Herr Mot wählte als Predigttext Worte aus dem heiligen Evangelium nach Johannes (Joh.10), aus. Der Hirte und die Tür – sie stehen nebeneinander. Jesus stellt sich uns als der gute Hirte vor, der für die Seinen sorgt. Zwischen ihm und den Seinen herrscht ein besonderes Vertrauensverhältnis. Seiner Stimme können wir folgen, ihm können wir uns anvertrauen. Jesus stellt sich als Tür vor, die uns zur Seligkeit führt, an ihm vorbei gibt es keinen Weg, der in den Himmel führt. Immer wieder stellte Herr Mot Vergleiche zur heutigen Gesellschaft. Was bin ich für ein Hirte? Diese Frage sollte sich jeder ab und zu stellen.
Der gemischte Chor der Singgruppen aller Landsmannschaften und des HdH unter der Leitung von Angelika Melzer sowie die Solosängerin Tatjana Gettich und die Klavierspielerin Brigitte Sekes umrahmten den Gottesdienst musikalisch.
Nach der Andacht empfing die Siebenbürger Blaskapelle Nürnberg unter der Leitung von Michael Bielz alle Gäste im Hof. Gerlinde Zakel und Johann Schuster führten den Trachtenaufmarsch an. Die unterschiedlichen Trachten boten ein farbenfrohes Bild, das bei den Zuschauern sehr gut ankam und mit Applaus belohnt wurde.
Marc Pall, der junge Moderator, stellte sich als Mitglied der Jugendtanzgruppe Herzogenaurach vor, bedankte sich bei den Trachtenträgern und bat den Schirmherren Marcus König um sein Grußwort.

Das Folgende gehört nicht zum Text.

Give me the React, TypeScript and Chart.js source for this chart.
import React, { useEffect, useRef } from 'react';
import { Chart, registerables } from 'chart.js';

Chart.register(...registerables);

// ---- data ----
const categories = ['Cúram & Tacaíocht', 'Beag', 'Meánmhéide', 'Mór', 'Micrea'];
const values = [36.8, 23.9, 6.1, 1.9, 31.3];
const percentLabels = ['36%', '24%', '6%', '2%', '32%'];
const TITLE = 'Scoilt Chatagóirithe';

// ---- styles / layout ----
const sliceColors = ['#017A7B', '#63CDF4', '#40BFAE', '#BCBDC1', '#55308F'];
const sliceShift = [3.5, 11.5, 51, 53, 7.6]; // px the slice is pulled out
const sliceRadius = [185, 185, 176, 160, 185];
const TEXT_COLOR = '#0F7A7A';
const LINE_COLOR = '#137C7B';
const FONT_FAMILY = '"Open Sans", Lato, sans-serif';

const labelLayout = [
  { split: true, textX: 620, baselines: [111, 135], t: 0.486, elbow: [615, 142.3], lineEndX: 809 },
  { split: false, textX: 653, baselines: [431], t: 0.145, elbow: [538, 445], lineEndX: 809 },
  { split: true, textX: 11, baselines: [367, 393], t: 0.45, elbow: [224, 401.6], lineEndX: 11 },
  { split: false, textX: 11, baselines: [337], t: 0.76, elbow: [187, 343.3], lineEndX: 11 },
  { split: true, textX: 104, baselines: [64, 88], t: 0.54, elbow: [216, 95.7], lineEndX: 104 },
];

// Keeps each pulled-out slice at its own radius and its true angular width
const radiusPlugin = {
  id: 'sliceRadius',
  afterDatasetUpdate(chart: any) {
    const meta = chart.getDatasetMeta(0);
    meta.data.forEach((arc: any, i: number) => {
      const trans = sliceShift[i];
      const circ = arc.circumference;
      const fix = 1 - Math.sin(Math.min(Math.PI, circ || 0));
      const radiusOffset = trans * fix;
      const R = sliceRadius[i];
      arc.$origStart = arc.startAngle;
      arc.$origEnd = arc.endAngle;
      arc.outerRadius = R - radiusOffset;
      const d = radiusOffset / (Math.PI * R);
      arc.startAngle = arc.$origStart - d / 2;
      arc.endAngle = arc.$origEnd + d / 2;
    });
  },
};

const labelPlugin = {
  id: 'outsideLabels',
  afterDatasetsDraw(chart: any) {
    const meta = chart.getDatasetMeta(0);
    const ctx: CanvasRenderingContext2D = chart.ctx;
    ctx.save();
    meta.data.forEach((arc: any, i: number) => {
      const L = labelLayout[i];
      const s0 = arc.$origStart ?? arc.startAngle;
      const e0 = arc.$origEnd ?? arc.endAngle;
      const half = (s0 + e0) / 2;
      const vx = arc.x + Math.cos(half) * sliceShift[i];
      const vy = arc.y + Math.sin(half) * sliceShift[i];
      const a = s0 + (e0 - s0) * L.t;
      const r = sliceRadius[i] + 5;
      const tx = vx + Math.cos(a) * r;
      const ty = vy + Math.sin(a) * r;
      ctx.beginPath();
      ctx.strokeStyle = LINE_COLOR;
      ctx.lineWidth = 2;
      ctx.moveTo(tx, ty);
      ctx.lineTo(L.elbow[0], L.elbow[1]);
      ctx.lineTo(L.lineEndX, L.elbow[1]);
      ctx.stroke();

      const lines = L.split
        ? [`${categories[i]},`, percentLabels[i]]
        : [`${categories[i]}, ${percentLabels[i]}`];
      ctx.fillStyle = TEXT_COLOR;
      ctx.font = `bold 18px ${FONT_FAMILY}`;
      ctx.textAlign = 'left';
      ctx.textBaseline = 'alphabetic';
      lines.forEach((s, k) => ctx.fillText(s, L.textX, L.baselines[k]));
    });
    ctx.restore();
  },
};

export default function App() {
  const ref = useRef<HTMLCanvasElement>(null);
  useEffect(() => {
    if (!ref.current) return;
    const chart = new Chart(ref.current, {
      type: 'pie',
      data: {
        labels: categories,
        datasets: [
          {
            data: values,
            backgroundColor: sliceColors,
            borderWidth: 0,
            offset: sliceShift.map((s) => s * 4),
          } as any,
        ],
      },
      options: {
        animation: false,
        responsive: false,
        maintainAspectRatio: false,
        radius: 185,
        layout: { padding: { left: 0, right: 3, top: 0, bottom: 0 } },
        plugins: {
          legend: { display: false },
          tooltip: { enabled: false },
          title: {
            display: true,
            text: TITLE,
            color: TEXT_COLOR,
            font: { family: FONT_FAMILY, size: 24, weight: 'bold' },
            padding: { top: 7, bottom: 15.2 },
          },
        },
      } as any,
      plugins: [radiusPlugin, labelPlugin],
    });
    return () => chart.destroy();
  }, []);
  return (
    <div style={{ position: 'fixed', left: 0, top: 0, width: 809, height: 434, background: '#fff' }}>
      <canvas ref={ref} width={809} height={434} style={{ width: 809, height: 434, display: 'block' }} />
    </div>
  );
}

Der Schirmherr freute sich über die zahlreichen Gäste, die vielen Trachtenträger sowie über die Vielfalt der Trachten. Herr König betonte, dass die Termine im HdH immer etwas Besonderes seien, dass er die Einladungen immer gerne annehme. In seinem Grußwort nahm er das Motto „Tracht erzählt Geschichte“ auf und verglich die offene Tür aus dem Predigttext mit der gelungenen Aufnahme vieler Zugewanderter aus verschiedenen Kulturgruppen in Nürnberg. Die Vielfalt sei der Schatz der Stadt Nürnberg.

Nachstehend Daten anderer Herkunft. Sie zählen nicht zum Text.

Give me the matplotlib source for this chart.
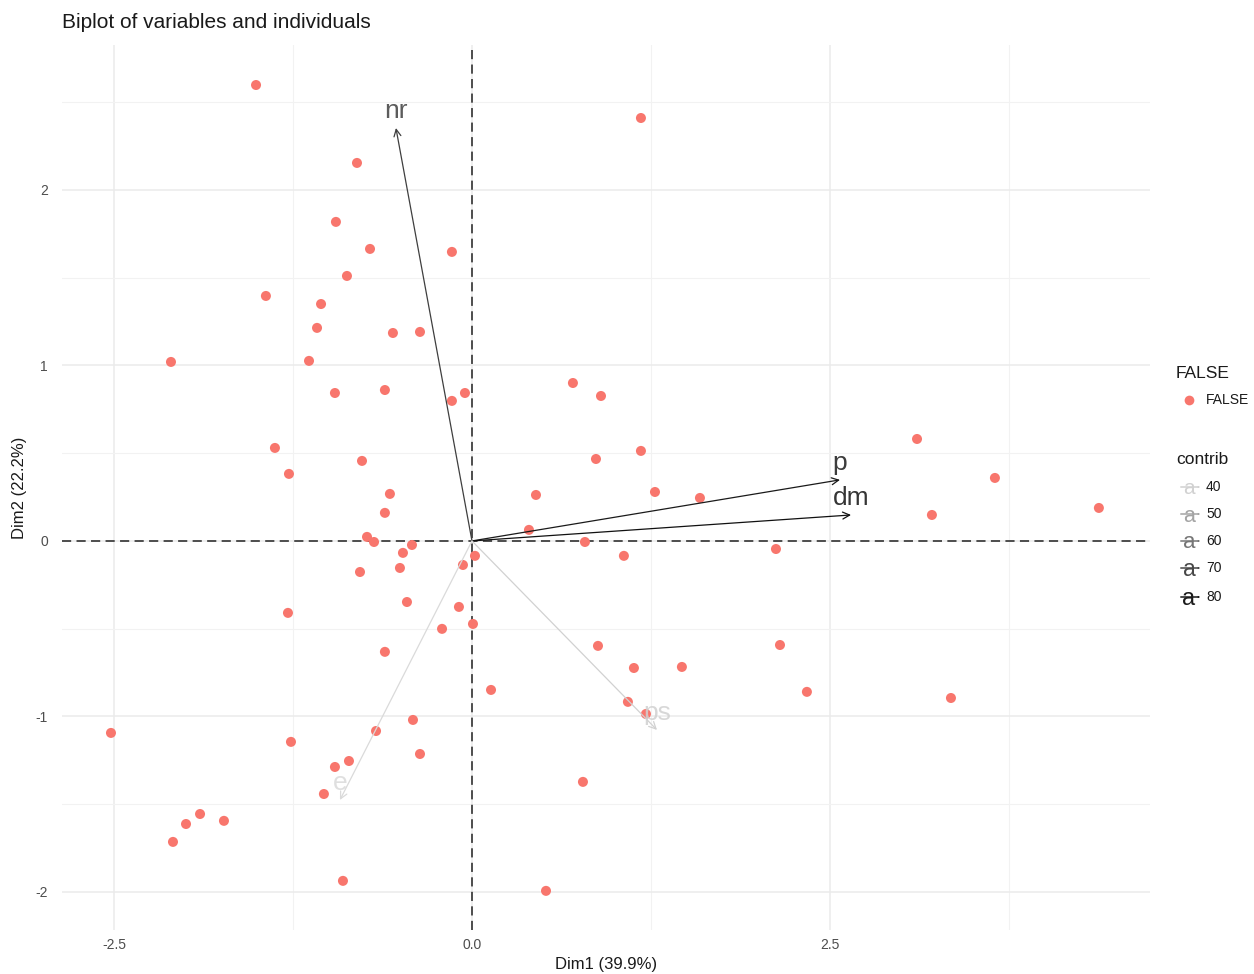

Die Tanzgruppe der Banater Schwaben Nürnberg unter der Leitung von Melanie Kling, begeisterte das Publikum mit ihren schwungvoll dargebotenen Tänzen. Die Kindertanzgruppe tanzte den „Siebenschritt“, die gemischte Gruppe die Polka „An der Weinschenke“.

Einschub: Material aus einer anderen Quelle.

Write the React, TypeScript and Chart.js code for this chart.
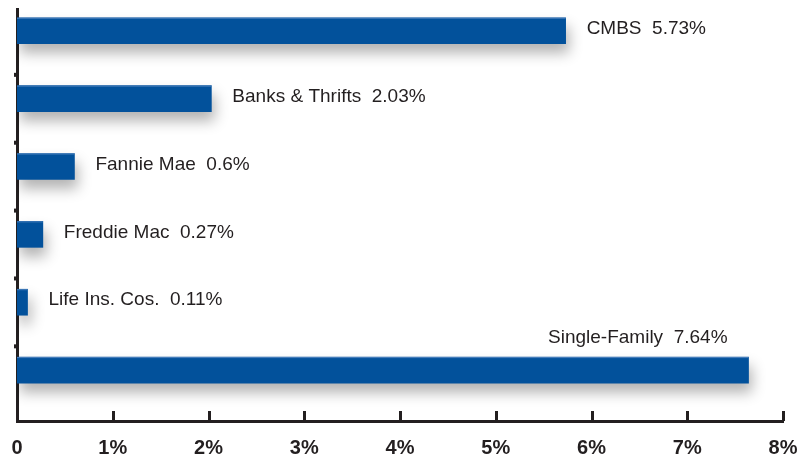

Frau Verena Osgyan (MdL, Bündnis 90/Die Grünen), überbrachte Grüße aus dem gesamten Bayerischen Landtag sowie aus dem Präsidium des Landtages. Sie stellte fest, dass der Zusammenhalt in der heutigen Zeit, mit den derzeit gegebenen politischen Hintergründen und die Wahrung der kulturellen Unterschiede ist für Weiterentwicklung Europas wichtig sei.
Im Anschluss an das Grußwort tanzte die Tanzgruppe der Egerländer Gmoi unter der Leitung von Ingrid Deistler die Tänze „Hafersack“ und „Sternpolka“. Die Jugendtanzgruppe der Siebenbürger Sachsen Herzogenaurach unter der Leitung von Brigitte Krempels erfreute das Publikum mit den Tänzen „Uf am Rossboda“ und der „Russenpolka“
Den Abschluss des kulturellen Nachmittags bildete die HIP- HOP –Gruppe des HdH unter der Leitung von Leonie Vetter. Der rhythmische Tanzstil der jungen Damen begeisterte mit ihren dynamischen und mitreißenden Bewegungen nicht nur das Publikum, sogar die Musikanten erhoben sich von ihren Plätzen, um die Tänzerinnen zu bewundern.
Zu den Klängen der Blasmusik wurde anschließend fleißig getanzt, bei Kaffee und Kuchen sowie kalten Getränken wurden gute Gespräche geführt. Unter der Begleitung der Akkordeonspielerin Helmine Schuller Bögelein saßen die Singfreudigen zum Schluss noch gemeinsam beisammen und verabschiedeten die Kulturtage 2024 mit dem schönen Volkslied „Kein schöner Land…“
Vielen Dank an alle ehrenamtlichen Helfer aus den Landsmannschaften und an die Mitglieder des HdH sowie an die Angestellten des HdHs, ohne deren Organisation solch ein Fest von über 250 Besucher nicht machbar wäre.
Ein besonderer Dank geht an die Stadt Nürnberg, Geschäftsbereich Kultur, die die Tage der deutschen Kulturvielfalt finanziell fördern.